1. The Doe-Eyed-Doggy Habit
We’ve all copped this plaintive look from our rascally rovers when they’re eyeing some tasty repast we’re hoeing into or they’ve done something they shouldn’t have, like turning mom’s prized Louis Vuitton handbag into a patchwork doily. But such is the compelling power of this look that it’s well-nigh impossible to resist. You want this chicken breast? It’s yours! You ruined a 2000-dollar fashion masterpiece that took me a year to save up for? Oh come here, you silly duffer!
2. The Sit-Roll-and-Stay Habit
We think we’re so clever because we’ve taught them a few rudimentary commands. We call it obedience. They call it humoring the poor fools to get free rent and board all the days of their lives. What a deal!
3. The Please-Shake-My-Furry-Paw Habit
Our furtive fidos sit before us, like adoring servants at their masters’ feet, and raise a paw as if wanting to shake our hands. We, of course, oblige them. What we’re blissfully unaware of, however, is that they’re employing a neuro-linguistic programming technique designed to make us go weak at the knees whenever that paw comes near us.

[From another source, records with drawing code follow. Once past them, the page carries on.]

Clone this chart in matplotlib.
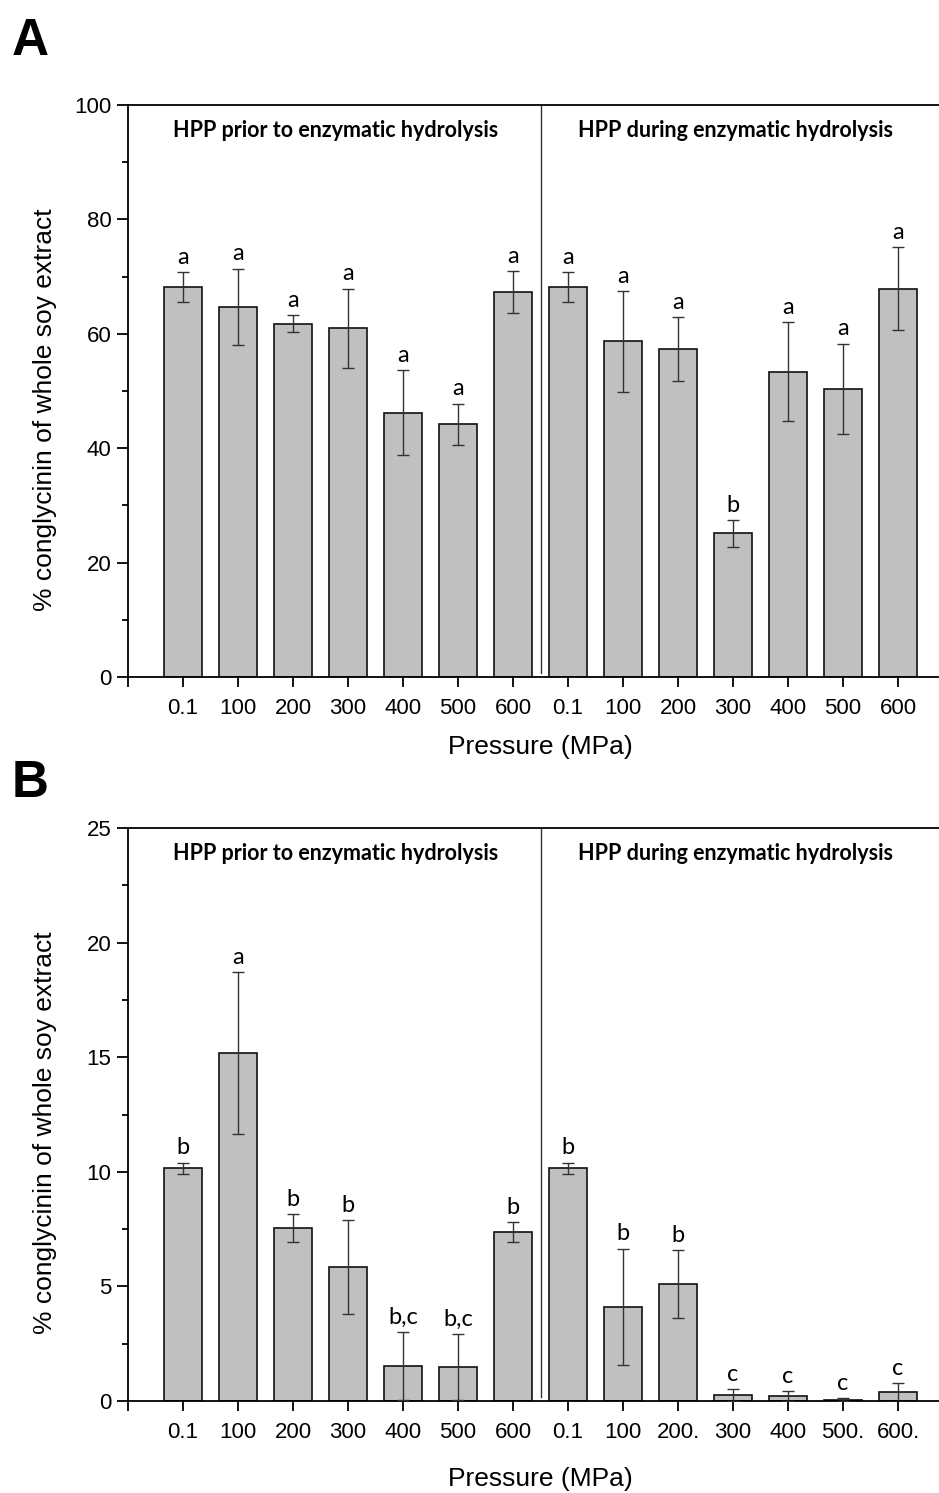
import numpy as np
import matplotlib
matplotlib.use("Agg")
import matplotlib.pyplot as plt
from matplotlib.ticker import MultipleLocator

plt.rcParams['font.family'] = ['Liberation Sans', 'DejaVu Sans']

# pressures (MPa) for each group of bars
tick_labels_a = ["0.1", "100", "200", "300", "400", "500", "600"] * 2
tick_labels_b = ["0.1", "100", "200", "300", "400", "500", "600",
                 "0.1", "100", "200.", "300", "400", "500.", "600."]

# panel A: HPP prior (first 7) then HPP during (last 7)
mean_a = [68.2, 64.7, 61.8, 61.0, 46.2, 44.2, 67.3,
          68.2, 58.7, 57.3, 25.1, 53.4, 50.4, 67.9]
err_a = [2.6, 6.7, 1.4, 6.9, 7.4, 3.6, 3.6,
         2.6, 8.8, 5.6, 2.3, 8.6, 7.9, 7.3]
letters_a = ["a", "a", "a", "a", "a", "a", "a",
             "a", "a", "a", "b", "a", "a", "a"]

# panel B
mean_b = [10.15, 15.17, 7.55, 5.85, 1.53, 1.48, 7.37,
          10.15, 4.12, 5.10, 0.25, 0.20, 0.06, 0.38]
err_b = [0.25, 3.54, 0.6, 2.05, 1.5, 1.45, 0.45,
         0.25, 2.53, 1.5, 0.27, 0.22, 0.06, 0.41]
letters_b = ["b", "a", "b", "b", "b,c", "b,c", "b",
             "b", "b", "b", "c", "c", "c", "c"]

headers = ["HPP prior to enzymatic hydrolysis", "HPP during enzymatic hydrolysis"]

W, H = 939, 1493
fig = plt.figure(figsize=(W / 100, H / 100), dpi=100)


def draw_panel(rect, means, errs, letters, ticklabels, ymax, ymajor, yminor,
               label_offset, xlabel_y):
    ax = fig.add_axes(rect)
    x = np.arange(1, len(means) + 1)
    ax.bar(x, means, width=0.7, color="#c0c0c0", edgecolor="#111111",
           linewidth=1.2, zorder=2)
    ax.errorbar(x, means, yerr=errs, fmt="none", ecolor="#333333",
                elinewidth=1.0, capsize=4, capthick=1.0, zorder=3)
    for xi, m, e, lab in zip(x, means, errs, letters):
        ax.annotate(lab, (xi, m + e), xytext=(0, 3), textcoords="offset points",
                    ha="center", va="bottom", fontsize=17, family="Lato")

    ax.axvline(7.5, ymin=0.007, ymax=1, color="#333333", linewidth=1.0)
    ax.text(3.78, 0.956, headers[0], transform=ax.get_xaxis_transform(),
            ha="center", va="center", fontsize=15.5, weight="bold", family="Lato")
    ax.text(11.05, 0.956, headers[1], transform=ax.get_xaxis_transform(),
            ha="center", va="center", fontsize=15.5, weight="bold", family="Lato")

    ax.set_xlim(0, 14.745)
    ax.set_ylim(0, ymax)
    ax.set_xticks(np.arange(0, 15))
    ax.set_xticklabels([""] + ticklabels)
    ax.yaxis.set_major_locator(MultipleLocator(ymajor))
    ax.yaxis.set_minor_locator(MultipleLocator(yminor))

    for side in ["left", "bottom", "top"]:
        ax.spines[side].set_linewidth(1.3)
    ax.spines["right"].set_visible(False)
    ax.tick_params(axis="x", direction="out", length=7.5, width=1.3,
                   labelsize=16, pad=7.5)
    ax.tick_params(axis="y", which="major", direction="out", length=8, width=1.3,
                   labelsize=16, pad=4)
    ax.tick_params(axis="y", which="minor", direction="out", length=4, width=1.3)

    ax.set_ylabel("% conglycinin of whole soy extract", fontsize=19)
    ax.yaxis.set_label_coords(-0.0875, label_offset)
    ax.set_xlabel("Pressure (MPa)", fontsize=19)
    ax.xaxis.set_label_coords(0.508, xlabel_y)
    return ax


ax_a = draw_panel([128 / W, 1 - 677 / H, 811 / W, 572 / H], mean_a, err_a, letters_a,
                  tick_labels_a, 100, 20, 10, 0.467, -58 / 572)
ax_b = draw_panel([128 / W, 1 - 1401 / H, 811 / W, 573 / H], mean_b, err_b, letters_b,
                  tick_labels_b, 25, 5, 2.5, 0.468, -66 / 573)

fig.text(12 / W, 1 - 17 / H, "A", ha="left", va="top", fontsize=37, weight="bold")
fig.text(12 / W, 1 - 759 / H, "B", ha="left", va="top", fontsize=37, weight="bold")

fig.savefig("out.png", dpi=100)
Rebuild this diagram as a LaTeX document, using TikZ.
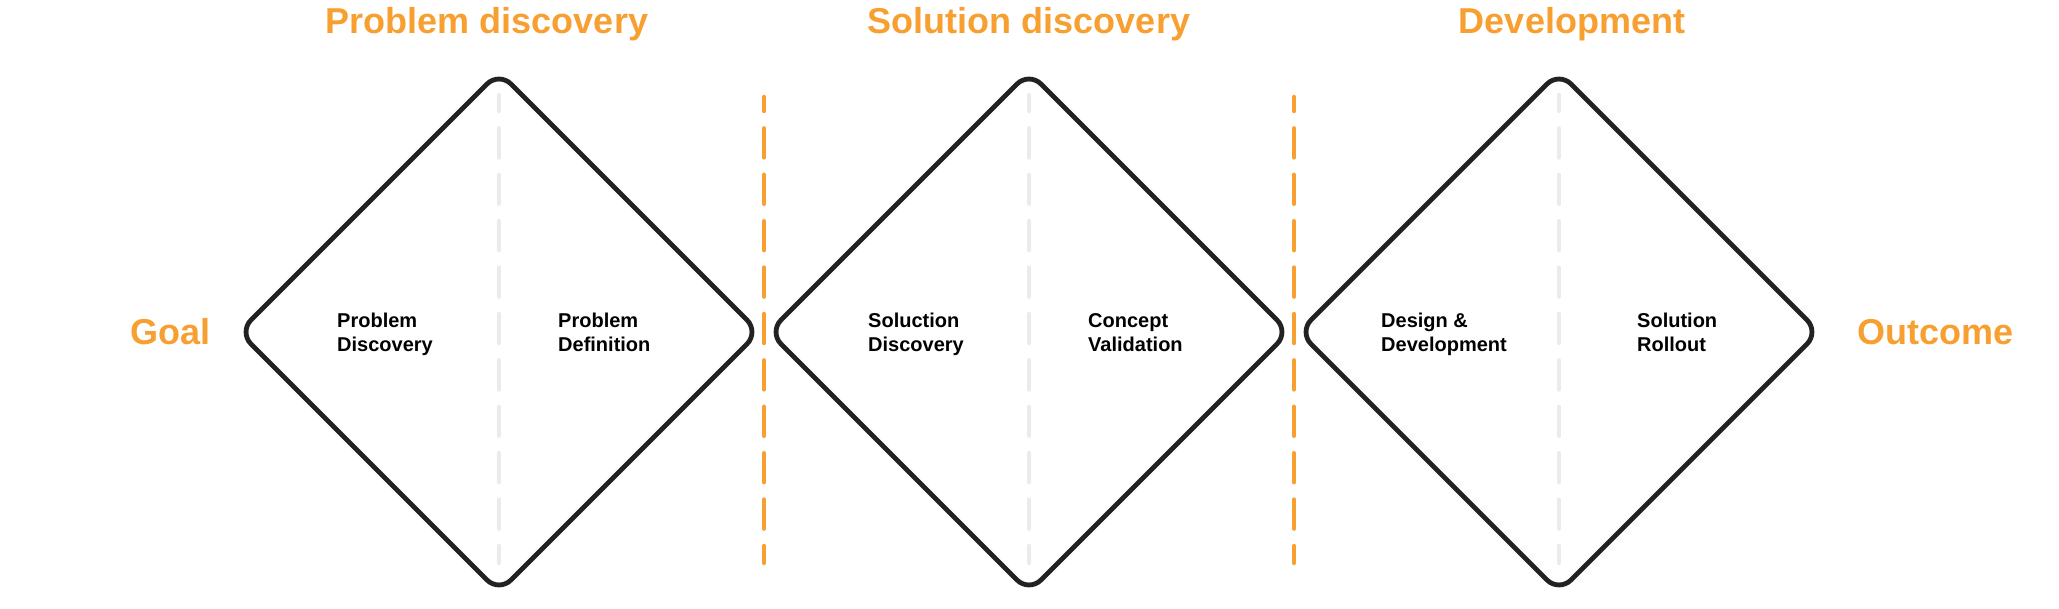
\documentclass[tikz,border=0pt]{standalone}
\usepackage{fontspec}
\setmainfont{Liberation Sans}
\usetikzlibrary{calc}
\definecolor{orng}{HTML}{F7A031}
\definecolor{ink}{HTML}{222222}
\definecolor{lgrey}{HTML}{EBEBEB}
\begin{document}
\begin{tikzpicture}[x=1pt,y=-1pt,
  diamondline/.style={draw=ink,line width=4.8pt,rounded corners=17pt},
  divider/.style={draw=lgrey,line width=4.5pt,line cap=round,dash pattern=on 29pt off 17.4pt,dash phase=13pt},
  sepline/.style={draw=orng,line width=4.5pt,line cap=round,dash pattern=on 29pt off 17.4pt,dash phase=15pt},
  title/.style={text=orng,font=\fontsize{36}{40}\selectfont\bfseries,inner sep=0pt,anchor=base},
  stage/.style={text=black,font=\fontsize{20}{24.5}\selectfont\bfseries,align=left,inner sep=0pt,anchor=base west}]
\useasboundingbox (0,0) rectangle (2059,609);
% diamond centres
\coordinate (d1) at (499,332);
\coordinate (d2) at (1029,332);
\coordinate (d3) at (1559,332);
\foreach \d in {d1,d2,d3}{
  \draw[diamondline] ($(\d)+(-130,-130)$) -- ($(\d)+(0,-260)$) -- ($(\d)+(260,0)$) -- ($(\d)+(0,260)$) -- ($(\d)+(-260,0)$) -- cycle;
  \coordinate (\d top) at ($(\d)+(0,-237)$);
  \coordinate (\d bot) at ($(\d)+(0,231)$);
  \draw[divider] (\d top) -- (\d bot);
}
% orange separators
\coordinate (s1top) at (764,97);
\coordinate (s1bot) at (764,563);
\coordinate (s2top) at (1294,97);
\coordinate (s2bot) at (1294,563);
\draw[sepline] (s1top) -- (s1bot);
\draw[sepline] (s2top) -- (s2bot);
% titles
\node[title] (t1) at (487,33.5) {Problem discovery};
\node[title] (t2) at (1029,33.5) {Solution discovery};
\node[title] (t3) at (1572,33.5) {Development};
\node[title,anchor=base west] (goal) at (130,345) {Goal};
\node[title,anchor=base east] (outcome) at (2014,345) {Outcome};
% stages (base = baseline of the second line)
\node[stage] (p1) at (337,352) {Problem\\Discovery};
\node[stage] (p2) at (558,352) {Problem\\Definition};
\node[stage] (p3) at (868,352) {Soluction\\Discovery};
\node[stage] (p4) at (1088,352) {Concept\\Validation};
\node[stage] (p5) at (1381,352) {Design \&\\Development};
\node[stage] (p6) at (1637,352) {Solution\\Rollout};
\end{tikzpicture}
\end{document}
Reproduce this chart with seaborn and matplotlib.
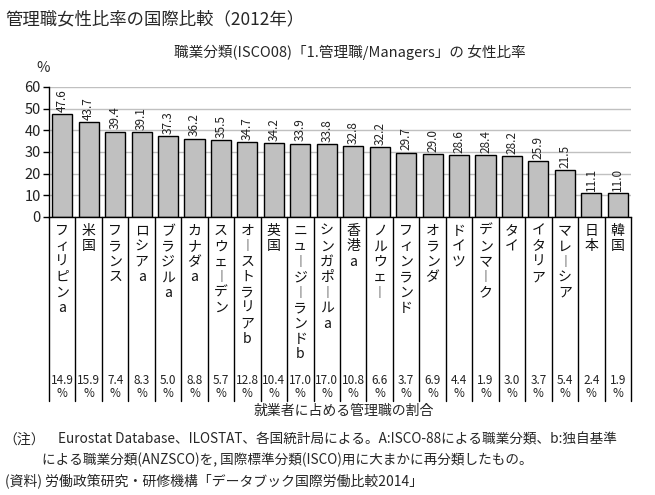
import matplotlib
matplotlib.use("Agg")
import matplotlib.pyplot as plt
import matplotlib.transforms as mtransforms
import seaborn as sns

# data
countries = ["フィリピンa", "米国", "フランス", "ロシアa", "ブラジルa", "カナダa",
             "スウェーデン", "オーストラリアb", "英国", "ニュージーランドb", "シンガポールa",
             "香港a", "ノルウェー", "フィンランド", "オランダ", "ドイツ", "デンマーク",
             "タイ", "イタリア", "マレーシア", "日本", "韓国"]
female_share = [47.6, 43.7, 39.4, 39.1, 37.3, 36.2, 35.5, 34.7, 34.2, 33.9, 33.8,
                32.8, 32.2, 29.7, 29.0, 28.6, 28.4, 28.2, 25.9, 21.5, 11.1, 11.0]
manager_share = [14.9, 15.9, 7.4, 8.3, 5.0, 8.8, 5.7, 12.8, 10.4, 17.0, 17.0,
                 10.8, 6.6, 3.7, 6.9, 4.4, 1.9, 3.0, 3.7, 5.4, 2.4, 1.9]
y_ticks = [0, 10, 20, 30, 40, 50, 60]

title = "管理職女性比率の国際比較（2012年）"
subtitle = "職業分類(ISCO08)「1.管理職/Managers」の 女性比率"
row_caption = "就業者に占める管理職の割合"
note_1 = "Eurostat Database、ILOSTAT、各国統計局による。A:ISCO-88による職業分類、b:独自基準"
note_2 = "による職業分類(ANZSCO)を, 国際標準分類(ISCO)用に大まかに再分類したもの。"
source = "(資料) 労働政策研究・研修機構「データブック国際労働比較2014」"

sns.set_theme(style="white")
plt.rcParams["font.family"] = ["Noto Sans CJK JP", "DejaVu Sans"]

W, H = 655, 495
fig = plt.figure(figsize=(W / 100, H / 100), dpi=100)
fig.patch.set_facecolor("white")


def fy(py):
    # pixel row from top -> figure fraction
    return 1 - py / H


ax = fig.add_axes([49 / W, fy(217), (631 - 49) / W, (217 - 87) / H])

sns.barplot(x=list(range(len(countries))), y=female_share, color="#c0c0c0",
            edgecolor="black", linewidth=1, width=0.76, saturation=1, ax=ax)

ax.set_xlim(-0.5, len(countries) - 0.5)
ax.set_ylim(0, 60)
ax.set_yticks(y_ticks)
ax.set_yticklabels([str(t) for t in y_ticks], fontsize=10.5, color="#222222")
ax.set_xticks([])
ax.set_xlabel("")
ax.set_ylabel("")
ax.tick_params(axis="y", length=4, width=1, color="black", direction="out", pad=2, left=True)
ax.yaxis.grid(True, color="#c0c0c0", linewidth=1)
ax.set_axisbelow(True)
for side in ["top", "right"]:
    ax.spines[side].set_visible(False)
for side in ["left", "bottom"]:
    ax.spines[side].set_color("black")
    ax.spines[side].set_linewidth(1)

# value labels above the bars
for i, v in enumerate(female_share):
    ax.text(i, v + 1.0, f"{v:.1f}", rotation=90, ha="center", va="bottom",
            fontsize=8.5, color="#222222")

# table under the axis: cell borders, country names, share of managers
trans = mtransforms.blended_transform_factory(ax.transData, fig.transFigure)
for k in range(len(countries) + 1):
    ax.plot([k - 0.5, k - 0.5], [fy(217), fy(401)], color="black", linewidth=1,
            transform=trans, clip_on=False)

for i, name in enumerate(countries):
    stacked = "\n".join(ch.replace("ー", "︱") for ch in name)
    ax.text(i, fy(224), stacked, ha="center", va="top", fontsize=10,
            linespacing=1.13, transform=trans, color="#111111")
    ax.text(i, fy(387), f"{manager_share[i]:.1f}\n%", ha="center", va="center",
            fontsize=8.5, linespacing=1.05, transform=trans, color="#222222")

fig.text(344 / W, fy(411), row_caption, ha="center", va="center", fontsize=10)

fig.text(43 / W, fy(68), "%", ha="center", va="center", fontsize=10.5)
fig.text(5 / W, fy(19), title, ha="left", va="center", fontsize=12.5)
fig.text(350 / W, fy(52), subtitle, ha="center", va="center", fontsize=10.5)

fig.text(3 / W, fy(440), "（注）", ha="left", va="center", fontsize=10)
fig.text(58 / W, fy(440), note_1, ha="left", va="center", fontsize=9.8)
fig.text(42 / W, fy(460), note_2, ha="left", va="center", fontsize=9.8)
fig.text(5 / W, fy(481), source, ha="left", va="center", fontsize=10)

fig.savefig("out.png", dpi=100)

4. The I’m-an-Adorable-Nut habit
Whether they’re chasing their tails or tearing madly around our backyards after we’ve washed them, our balmy bow-wows know what makes us laugh. But the truth is they’re laughing at us because they know that if we carried on like that, we’d be institutionalized. The cheeky barkers!
5. The If-You-Love-Me-Rub-My-Tummy Habit
Our pooches roll onto their backs so we’ll rub their furry tummies, and we eagerly oblige them. But would we do likewise to a human with such a hirsute gut? Absolutely not! That would be gross. But a crotch-sniffing, flea-ridden, tush-licking dog? No problem!
6. The So-Happy-Together Habit
We arrive home from work, and there, waiting for us, jumping out of their fur coats with excitement, are our faithful four-legged friends. It’s because they worship the carpets our comfy slippers shuffle on, right? Wrong! It’s because they were worried sick we’d croaked at work. No more us means no more five-star accommodation with complimentary butler service.